November 22, 2007
Thursday
The temperature stood at zero when I went out this morning just as dawn was pushing up over the hills above my studio. Now that I’ve been here a week, the room is retaining some warmth even though I turn the thermostat back when I leave at night. This morning I didn’t even turn the stove on while I booted my computer and checked headlines and such while waiting for my coffee to brew in the other building.
The windows and doors in the residence are tight and well-insulated. One fellow artist even opens a window in her bedroom at night because she says she gets too warm despite closing her floor registers. For some reason, though, the windows on the studio building are less efficient casement windows that close with a spring latch. I noticed the other day that I could see daylight through the side of one.
When I raised the blind this morning I found frost clinging to the panes at each corner, on the inside of the sash. The heat loss though the window wall leaves a strip of green grass about a foot wide along the length of the studio. I could see fresh deer tracks leading through the snow right up to the window. Later, I took a walk through the landscape more silent than before for the thin blanket of snow and the absence of the property manager and the office staff. I would never have observed before that their presence was palpable, but their holiday absence made the place seem even more remote than usual.

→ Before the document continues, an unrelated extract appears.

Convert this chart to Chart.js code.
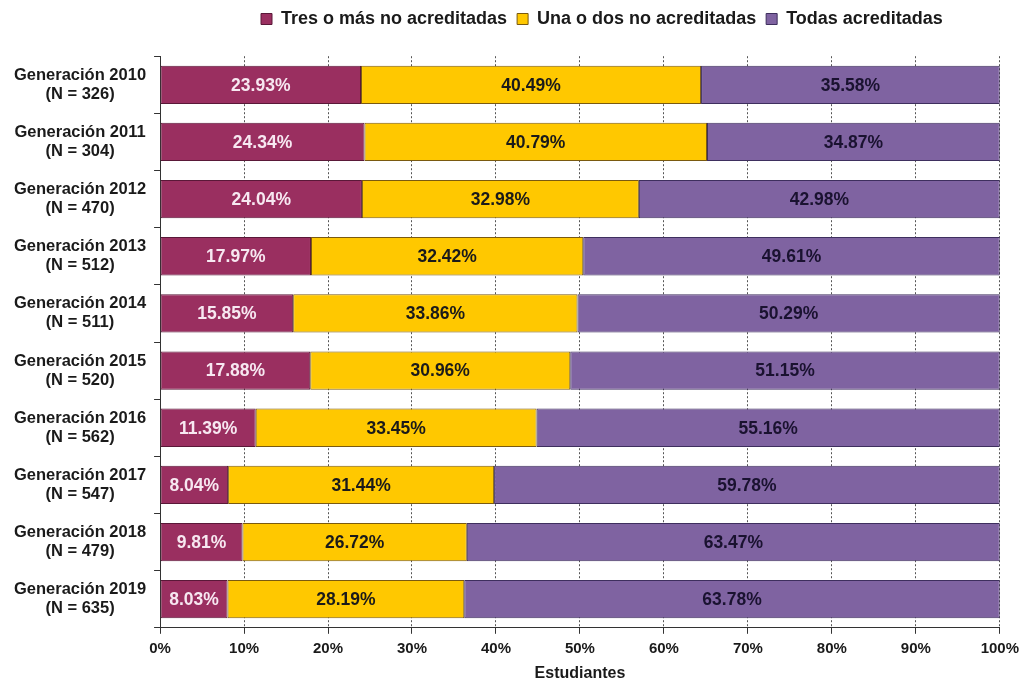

Despite my being far from home and a stranger in a strange land, I had a typical Thanksgiving. The cooking duties were distributed among all of us, and all I had to do this morning was finish the dinner rolls I’d started last night. I had some misgivings about this batch. The dough seemed stringy and spongy when I put it in the refrigerator last night. But when I turned it out to knead it this morning it felt just right. The rolls baked up flat rather than round and firm, but they tasted right.
So did the turkey. It baked up golden and succulent. The potatoes were creamy, the salad crisp, the cranberry sauce suitably sweet, and the conversation around the table pleasant and stimulating.
But Thanksgiving dinner was all that I got accomplished today. Even with twelve hands cooking and twelve hands cleaning up, producing the dinner took the whole livelong day.
I’ll be happy to get back to work tomorrow.